Knife of Karma: The word “karma” means action, and refers to the sum total of reactions that result from one’s actions. One might refer to the reactions to good actions as a “caress of karma”; here I was reflecting on the other end of the spectrum. I like to think vidnaObmana was in a similar space when he created his brilliant Dante Trilogy, as that – though only circumstantially – would put me in damn fine company. I recorded a singing bowl loop for this piece, and did a little tinkering with the sample’s pitch in Ableton Live. That’s how I got what sounds like a long, slow sigh, and what sounds like a flute riff. The nine-minute long ambient guitar intro was recorded in one take. This was an enormous editing and mixing job, the summit of my then-current trend of increasing complexity.
Expanse of Heart: This piece originated in a theater project. Many thanks to singer Alannah for her stellar vocal performance. I’m really fond of the chords in this piece, and I found the title so apt that I stole it from an earlier piece which is still in progress.
Like a Riven Cloud: This is a requiem for a friend who killed his body (read the full story here). Almost immediately after I learned about the event, I knew I would have to reckon with it musically, to give shape to the many feelings it stirred up. He left a wife and two young children, and many friends who would have helped him, had he turned to them. I lifted a melodic line from a wonderful 12th-century Aquitanian monastic song, Lux Refulget (Shining Light), a great favorite of mine which I included in our wedding ceremony. Violinist Ezra Azmon contributed a searing performance. This piece was assembled from improvised episodes, as it stubbornly refused my every attempt to compose it.

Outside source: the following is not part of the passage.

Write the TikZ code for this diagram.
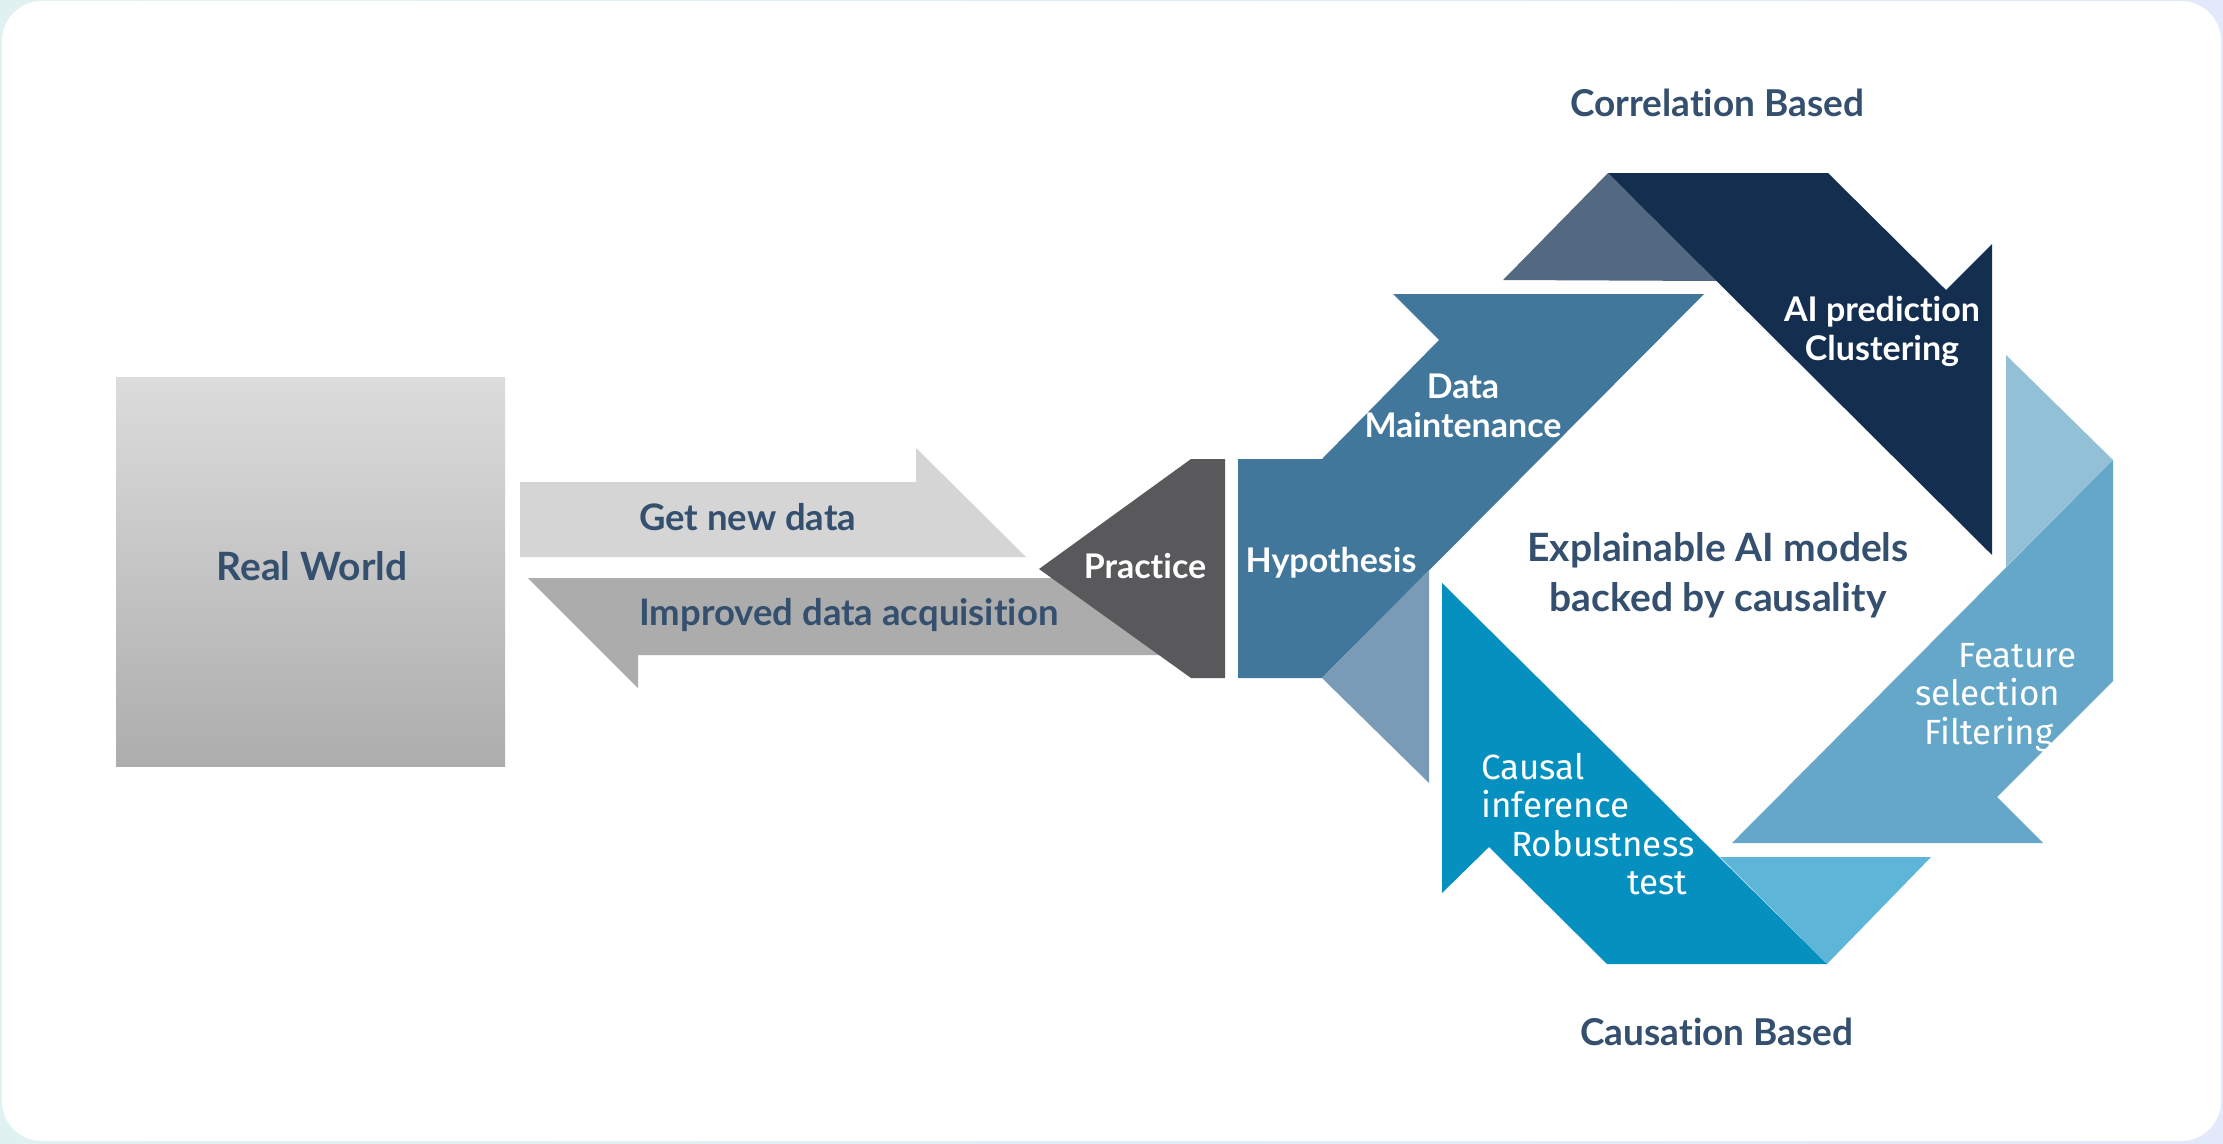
\documentclass[tikz,border=0pt]{standalone}
\usepackage{fontspec}
\setmainfont{Lato}[RawFeature=-liga]
\newfontfamily\fira{Fira Sans}
\definecolor{tintA}{HTML}{E0F1F2}
\definecolor{tintB}{HTML}{E2E9FA}
\definecolor{txt}{HTML}{34506E}
\definecolor{rwtop}{HTML}{DCDCDC}
\definecolor{rwbot}{HTML}{ADADAD}
\definecolor{gnd}{HTML}{D5D5D5}
\definecolor{ida}{HTML}{ACACAC}
\definecolor{prac}{HTML}{59585A}
\definecolor{hypc}{HTML}{41779B}
\definecolor{hypl}{HTML}{7A9BB6}
\definecolor{navy}{HTML}{142E4F}
\definecolor{navyl}{HTML}{526981}
\definecolor{featc}{HTML}{65A7C8}
\definecolor{featl}{HTML}{92C0D7}
\definecolor{causc}{HTML}{0590C0}
\definecolor{causl}{HTML}{5DB5D7}
\begin{document}
\begin{tikzpicture}[x=1pt,y=-1pt,
  lbl/.style={font=\fontsize{34}{39}\selectfont\bfseries, text=white, align=center, inner sep=0pt},
  dlbl/.style={font=\fontsize{37}{50}\selectfont\bfseries, text=txt, align=center, inner sep=0pt},
  biglbl/.style={font=\fontsize{39}{50}\selectfont\bfseries, text=txt, align=center, inner sep=0pt},
  glbl/.style={font=\fontsize{36.5}{40}\selectfont\bfseries, text=txt, inner sep=0pt},
  flbl/.style={font=\fira\fontsize{35}{38.5}\selectfont, text=white, align=left, inner sep=0pt}]
\shade[left color=tintA, right color=tintB] (0,0) rectangle (2223,1143);
\fill[white, rounded corners=40pt] (2,1) rectangle (2221,1141);
\useasboundingbox (0,0) rectangle (2223,1143);

% Real World
\node (rw) [minimum width=389pt, minimum height=389pt, top color=rwtop, bottom color=rwbot, draw=none, inner sep=0pt] at (310.5,571.5) {};
\node[biglbl] (rwt) at (312,566) {Real World};

% arrows
\fill[gnd] (520,482) -- (916,482) -- (916,448) -- (1026,557) -- (520,557) -- cycle;
\fill[ida] (528,578) -- (1200,578) -- (1200,655) -- (638,655) -- (638,688) -- cycle;
\fill[prac] (1191,459) -- (1225,459) -- (1225,678) -- (1191,678) -- (1039,569) -- cycle;
\node[glbl, anchor=west] (gndt) at (639,517) {Get new data};
\node[glbl, anchor=west] (idat) at (639,615) {Improved data acquisition};
\node[lbl] (pract) at (1145,566) {Practice};

% cycle pieces
\fill[hypc] (1238,459) -- (1322,459) -- (1439,340) -- (1393,294) -- (1704,294) -- (1322,678) -- (1238,678) -- cycle;
\fill[hypl] (1429,570) -- (1429,783) -- (1322,678) -- cycle;
\fill[navyl] (1503,280) -- (1608,173) -- (1717,281) -- cycle;
\fill[navy] (1608,173) -- (1828,173) -- (1946,290) -- (1992,244) -- (1992,555) -- cycle;
\fill[featl] (2006,355) -- (2113,460) -- (2006,567) -- cycle;
\fill[featc] (2113,460) -- (2113,681) -- (1997,797) -- (2043,843) -- (1732,843) -- cycle;
\fill[causl] (1931,857) -- (1827,964) -- (1720,857) -- cycle;
\fill[causc] (1827,964) -- (1607,964) -- (1489,847) -- (1442,893) -- (1442,583) -- cycle;

\node[lbl] (hypt) at (1331,563) {Hypothesis};
\node[lbl] (dmt) at (1463,406) {Data\\Maintenance};
\node[lbl] (aipt) at (1882,331) {AI prediction\\Clustering};
\node[flbl, anchor=north west] (featt) at (1915,643) {\hspace*{43pt}Feature\\selection\\\hspace*{9pt}Filtering};
\node[flbl, anchor=north west] (caust) at (1481,753) {Causal\\inference\\\hspace*{30pt}Robustness\\\hspace*{146pt}test};

\node[biglbl] (expl) at (1718,575) {Explainable AI models\\backed by causality};
\node[dlbl] (corr) at (1717,103) {Correlation Based};
\node[dlbl] (causb) at (1717,1032) {Causation Based};
\end{tikzpicture}
\end{document}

Radha’s Tears: The album ends as it began, with a solo guitar composition. This is a song of separation in the mood of ecstatic love for God – as I imagine it might be, anyway. Loreena McKennitt’s rendition of St. John of the Cross’ prayer, Dark Night of the Soul, is a favorite of mine.
Many thanks to Bobby Jones for mastering the album, and to three friends who helped me to unveil it: Rebecca and Lisa of Healing Foundations in Chicago, who hosted the album release party, and fellow musician Har, who premiered the entire album on his streaming program. Har had also premiered both Knife of Karma and Like a Riven Cloud in 2010, the latter on the day after its completion. You don’t forget friends like these.
The last word of thanks, and the album dedication, are to my wife Dasi, without whose love and support the album might not have been finished at all. I can’t say it any better than that.